═════ Supplied entries ═════

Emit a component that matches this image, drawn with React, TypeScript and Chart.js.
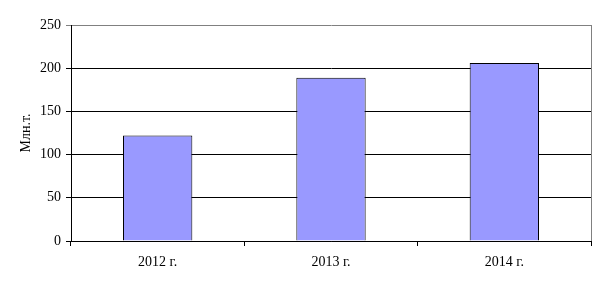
import React, { useEffect, useRef } from "react";
import { Chart, registerables } from "chart.js";

Chart.register(...registerables);

const categories = ["2012 г.", "2013 г.", "2014 г."];
const values = [122, 189, 206];
const yTitle = "Млн.т.";

const FONT = "'Liberation Serif', 'Times New Roman', serif";

export default function App() {
  const ref = useRef<HTMLCanvasElement | null>(null);
  useEffect(() => {
    document.body.style.margin = "0";
    const ctx = ref.current!;
    const borderPlugin = {
      id: "rightBorder",
      afterDraw(chart: any) {
        const { ctx, chartArea } = chart;
        ctx.save();
        ctx.strokeStyle = "#808080";
        ctx.lineWidth = 1;
        ctx.beginPath();
        ctx.moveTo(Math.round(chartArea.right) + 0.5, chartArea.top);
        ctx.lineTo(Math.round(chartArea.right) + 0.5, chartArea.bottom);
        ctx.stroke();
        ctx.restore();
      },
    };
    const chart = new Chart(ctx, {
      type: "bar",
      data: {
        labels: categories,
        datasets: [
          {
            data: values,
            backgroundColor: "#9999FF",
            borderColor: "#000000",
            borderWidth: 1,
            barPercentage: 0.4,
            categoryPercentage: 1,
          },
        ],
      },
      options: {
        responsive: false,
        animation: false,
        layout: { padding: { top: 25, right: 13, left: 0, bottom: 0 } },
        plugins: { legend: { display: false }, tooltip: { enabled: false } },
        scales: {
          x: {
            grid: {
              drawOnChartArea: false,
              drawTicks: true,
              tickLength: 5,
              color: "#000000",
              offset: true,
            },
            border: { color: "#000000", width: 1 },
            ticks: {
              color: "#000000",
              font: { family: FONT, size: 14 },
              padding: 8,
              maxRotation: 0,
            },
            afterFit(scale: any) {
              scale.height = 47;
            },
          },
          y: {
            min: 0,
            max: 250,
            ticks: {
              stepSize: 50,
              color: "#000000",
              font: { family: FONT, size: 14 },
              padding: 5,
            },
            grid: {
              color: (c: any) => (c.tick && c.tick.value === 250 ? "#808080" : "#000000"),
              tickLength: 5,
              drawTicks: true,
            },
            border: { color: "#000000", width: 1 },
            title: {
              display: true,
              text: yTitle,
              color: "#000000",
              font: { family: FONT, size: 14 },
              padding: { top: 18, bottom: 0 },
            },
            afterFit(scale: any) {
              scale.width = 71;
            },
          },
        },
      },
      plugins: [borderPlugin],
    });
    return () => chart.destroy();
  }, []);
  return <canvas ref={ref} width={604} height={288} style={{ display: "block" }} />;
}
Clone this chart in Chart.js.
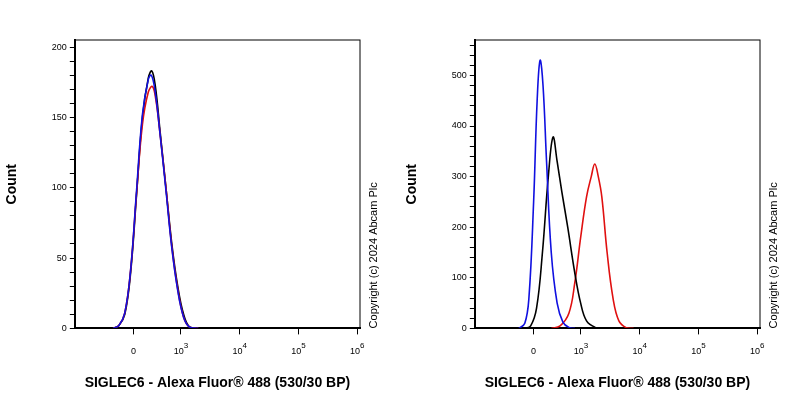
<!DOCTYPE html>
<html>
<head>
<script src="https://cdn.jsdelivr.net/npm/chart.js@4"></script>
<style>
body { margin: 0; background: #fff; }
.wrap { display: flex; width: 800px; height: 400px; }
.box { width: 400px; height: 400px; position: relative; }
</style>
</head>
<body>
<div class="wrap">
  <div class="box"><canvas id="c1"></canvas></div>
  <div class="box"><canvas id="c2"></canvas></div>
</div>
<script>
// x values are in display (biexponential) units: 2.2 = 0, 3 = 10^3, 4 = 10^4 ...
const tickPos = [2.2, 3, 4, 5, 6];
const tickBase = ['0', '10', '10', '10', '10'];
const tickExp = ['', '3', '4', '5', '6'];

const leftBlackX = [1.85, 1.95, 2.05, 2.15, 2.25, 2.35, 2.45, 2.51, 2.57, 2.65, 2.75, 2.85, 2.95, 3.05, 3.15, 3.3];
const leftBlackY = [0, 2, 10, 40, 95, 150, 178, 183, 172, 140, 100, 60, 30, 10, 1, 0];
const leftBlueX = [1.85, 1.95, 2.05, 2.15, 2.25, 2.35, 2.45, 2.5, 2.56, 2.65, 2.75, 2.85, 2.95, 3.05, 3.15, 3.3];
const leftBlueY = [0, 2, 11, 42, 98, 152, 177, 180, 170, 138, 98, 57, 27, 8, 1, 0];
const leftRedX = [1.85, 1.95, 2.05, 2.15, 2.25, 2.35, 2.45, 2.52, 2.58, 2.65, 2.75, 2.85, 2.95, 3.05, 3.15, 3.3];
const leftRedY = [0, 2, 11, 42, 96, 145, 168, 172, 162, 138, 100, 58, 28, 8, 1, 0];

const rightBlueX = [1.95, 2.05, 2.12, 2.2, 2.26, 2.31, 2.36, 2.42, 2.5, 2.6, 2.7, 2.8, 2.9];
const rightBlueY = [0, 10, 60, 250, 450, 530, 480, 330, 150, 50, 12, 2, 0];
const rightBlackX = [2.05, 2.15, 2.25, 2.35, 2.45, 2.53, 2.6, 2.68, 2.78, 2.9, 3.0, 3.1, 3.25, 3.4];
const rightBlackY = [0, 5, 40, 150, 300, 378, 330, 270, 200, 110, 50, 15, 2, 0];
const rightRedX = [2.5, 2.65, 2.8, 2.9, 3.0, 3.1, 3.18, 3.24, 3.3, 3.36, 3.45, 3.55, 3.65, 3.78, 3.9];
const rightRedY = [0, 5, 30, 90, 180, 260, 300, 325, 300, 260, 150, 60, 15, 1, 0];

function pts(xs, ys) {
    return xs.map((x, i) => ({ x: x, y: ys[i] }));
}

function line(xs, ys, color) {
    return { data: pts(xs, ys), borderColor: color, borderWidth: 1.6, pointRadius: 0, showLine: true, tension: 0.4, fill: false };
}

const frame = {
    id: 'frame',
    afterDraw(chart) {
        const { ctx, chartArea: a } = chart;
        const xs = chart.scales.x;
        ctx.save();
        ctx.strokeStyle = '#000';
        ctx.lineWidth = 1;
        ctx.strokeRect(a.left, a.top, a.right - a.left, a.bottom - a.top);
        ctx.fillStyle = '#000';
        // x tick labels with superscripts
        ctx.textBaseline = 'alphabetic';
        tickPos.forEach((v, i) => {
            const px = xs.getPixelForValue(v);
            ctx.font = '9px "Liberation Sans", Arial, sans-serif';
            ctx.textAlign = 'center';
            ctx.fillText(tickBase[i], px - (tickExp[i] ? 2 : 0), a.bottom + 26);
            if (tickExp[i]) {
                ctx.font = '8px "Liberation Sans", Arial, sans-serif';
                ctx.textAlign = 'left';
                ctx.fillText(tickExp[i], px + 3, a.bottom + 20);
            }
        });
        ctx.translate(a.right + 14, a.bottom);
        ctx.rotate(-Math.PI / 2);
        ctx.font = '11px "Liberation Sans", Arial, sans-serif';
        ctx.textAlign = 'left';
        ctx.textBaseline = 'middle';
        ctx.fillText('Copyright (c) 2024 Abcam Plc', 0, 0);
        ctx.restore();
    }
};

function makeChart(id, sets, yMax, yStep, yLabelStep) {
    new Chart(document.getElementById(id), {
        type: 'scatter',
        data: { datasets: sets },
        options: {
            responsive: false,
            animation: false,
            layout: { padding: { top: 40, right: 40, left: 0, bottom: 4 } },
            plugins: { legend: { display: false }, tooltip: { enabled: false } },
            scales: {
                x: {
                    type: 'linear', min: 1.2, max: 6.05,
                    afterBuildTicks: (s) => { s.ticks = tickPos.map(v => ({ value: v })); },
                    ticks: { color: '#000', font: { size: 9 }, padding: 10, callback: () => ' ' },
                    grid: { drawOnChartArea: false, color: '#000', tickLength: 6 },
                    border: { color: '#000', width: 2 },
                    title: { display: true, text: 'SIGLEC6 - Alexa Fluor® 488 (530/30 BP)', color: '#000',
                             font: { size: 14, weight: 'bold', family: 'Arial, "Liberation Sans", sans-serif' }, padding: { top: 10 } }
                },
                y: {
                    min: 0, max: yMax,
                    afterBuildTicks: (s) => {
                        const t = [];
                        for (let v = 0; v <= yMax; v += yStep) t.push({ value: v });
                        s.ticks = t;
                    },
                    ticks: {
                        color: '#000', font: { size: 9 }, autoSkip: false,
                        callback: (v) => (v % yLabelStep === 0 ? v : '')
                    },
                    grid: { drawOnChartArea: false, color: '#000', tickLength: 5 },
                    border: { color: '#000', width: 2 },
                    title: { display: true, text: 'Count', color: '#000',
                             font: { size: 14, weight: 'bold', family: 'Arial, "Liberation Sans", sans-serif' }, padding: { bottom: 28 } }
                }
            }
        },
        plugins: [frame]
    });
}

document.getElementById('c1').width = 400; document.getElementById('c1').height = 400;
document.getElementById('c2').width = 400; document.getElementById('c2').height = 400;

makeChart('c1', [
    line(leftBlueX, leftBlueY, '#1010e0'),
    line(leftRedX, leftRedY, '#e01010'),
    line(leftBlackX, leftBlackY, '#000000')
], 205, 10, 50);

makeChart('c2', [
    line(rightBlueX, rightBlueY, '#1010e0'),
    line(rightBlackX, rightBlackY, '#000000'),
    line(rightRedX, rightRedY, '#e01010')
], 570, 20, 100);
</script>
</body>
</html>
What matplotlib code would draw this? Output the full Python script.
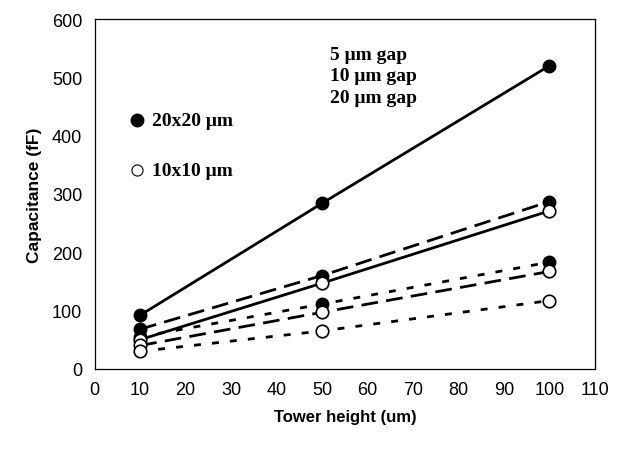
import numpy as np
import matplotlib.pyplot as plt

# tower height (um)
height = [10, 50, 100]
# capacitance (fF), 20x20 um pads
big_5um = [92, 284, 520]
big_10um = [68, 160, 287]
big_20um = [55, 111, 183]
# capacitance (fF), 10x10 um pads
small_5um = [50, 147, 271]
small_10um = [40, 97, 167]
small_20um = [30, 65, 117]

gap_labels = ["5 μm gap", "10 μm gap", "20 μm gap"]
size_labels = ["20x20 μm", "10x10 μm"]

plt.rcParams['font.family'] = ['Liberation Sans', 'DejaVu Sans']

fig = plt.figure(figsize=(6.23, 4.56), dpi=100)
ax = fig.add_axes([0.152, 0.189, 0.803, 0.767])

styles = ['-', (0, (6, 3)), (0, (2.5, 4))]
for vals, ls in zip([big_5um, big_10um, big_20um], styles):
    ax.plot(height, vals, color='black', lw=2, linestyle=ls,
            marker='o', ms=9, mfc='black', mec='black')
for vals, ls in zip([small_5um, small_10um, small_20um], styles):
    ax.plot(height, vals, color='black', lw=2, linestyle=ls,
            marker='o', ms=9, mfc='white', mec='black', mew=1.2)

ax.set_xlim(0, 110)
ax.set_ylim(0, 600)
ax.set_xticks(np.arange(0, 111, 10))
ax.set_yticks(np.arange(0, 601, 100))
ax.tick_params(length=0, labelsize=13, pad=9)
for s in ax.spines.values():
    s.set_linewidth(0.9)

ax.set_xlabel("Tower height (um)", fontsize=12, fontweight='bold', labelpad=8)
ax.set_ylabel("Capacitance (fF)", fontsize=12.5, fontweight='bold', labelpad=7)

serif = dict(family='Liberation Serif', fontweight='bold', fontsize=14)
for i, t in enumerate(gap_labels):
    ax.text(0.47, 0.90 - i * 0.062, t, transform=ax.transAxes, va='center', **serif)

ax.plot([0.085], [0.711], 'o', ms=9, color='black', transform=ax.transAxes)
ax.text(0.115, 0.711, size_labels[0], transform=ax.transAxes, va='center', **serif)
ax.plot([0.085], [0.568], 'o', ms=8, mfc='white', mec='black', mew=0.8,
        transform=ax.transAxes)
ax.text(0.115, 0.568, size_labels[1], transform=ax.transAxes, va='center', **serif)

fig.savefig("out.png", dpi=100)
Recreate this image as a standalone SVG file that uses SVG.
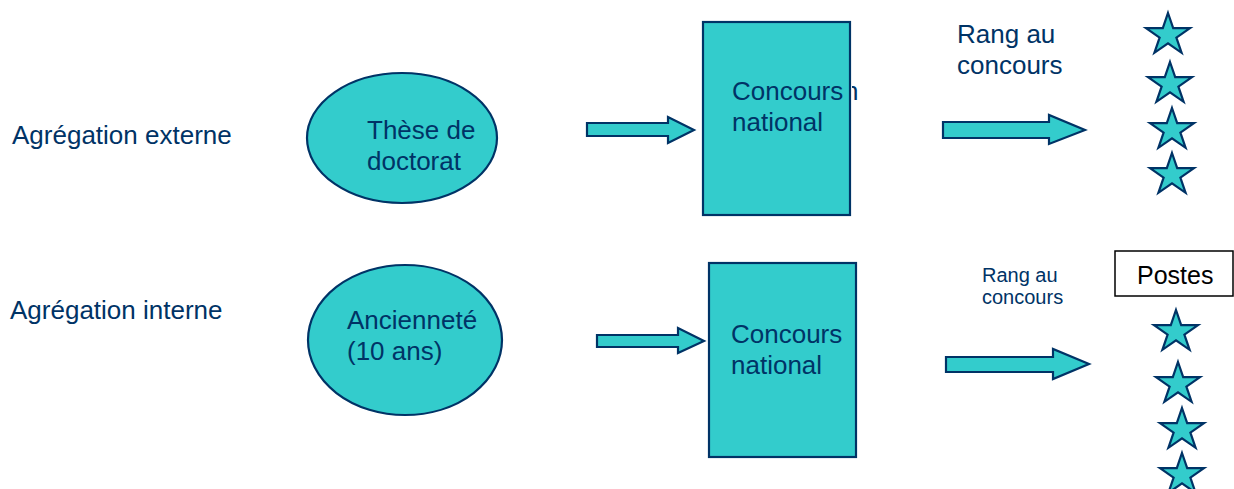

═════

### Exercise prompt
In the records above, find the line with "Clone this chart in Chart.js." and the line with "28, 8, 1, 0];", then restate word for word only those two lines and all lines between, omitting pictures.

### Solution to the exercise
Clone this chart in Chart.js.
<!DOCTYPE html>
<html>
<head>
<script src="https://cdn.jsdelivr.net/npm/chart.js@4"></script>
<style>
body { margin: 0; background: #fff; }
.wrap { display: flex; width: 800px; height: 400px; }
.box { width: 400px; height: 400px; position: relative; }
</style>
</head>
<body>
<div class="wrap">
  <div class="box"><canvas id="c1"></canvas></div>
  <div class="box"><canvas id="c2"></canvas></div>
</div>
<script>
// x values are in display (biexponential) units: 2.2 = 0, 3 = 10^3, 4 = 10^4 ...
const tickPos = [2.2, 3, 4, 5, 6];
const tickBase = ['0', '10', '10', '10', '10'];
const tickExp = ['', '3', '4', '5', '6'];

const leftBlackX = [1.85, 1.95, 2.05, 2.15, 2.25, 2.35, 2.45, 2.51, 2.57, 2.65, 2.75, 2.85, 2.95, 3.05, 3.15, 3.3];
const leftBlackY = [0, 2, 10, 40, 95, 150, 178, 183, 172, 140, 100, 60, 30, 10, 1, 0];
const leftBlueX = [1.85, 1.95, 2.05, 2.15, 2.25, 2.35, 2.45, 2.5, 2.56, 2.65, 2.75, 2.85, 2.95, 3.05, 3.15, 3.3];
const leftBlueY = [0, 2, 11, 42, 98, 152, 177, 180, 170, 138, 98, 57, 27, 8, 1, 0];
const leftRedX = [1.85, 1.95, 2.05, 2.15, 2.25, 2.35, 2.45, 2.52, 2.58, 2.65, 2.75, 2.85, 2.95, 3.05, 3.15, 3.3];
const leftRedY = [0, 2, 11, 42, 96, 145, 168, 172, 162, 138, 100, 58, 28, 8, 1, 0];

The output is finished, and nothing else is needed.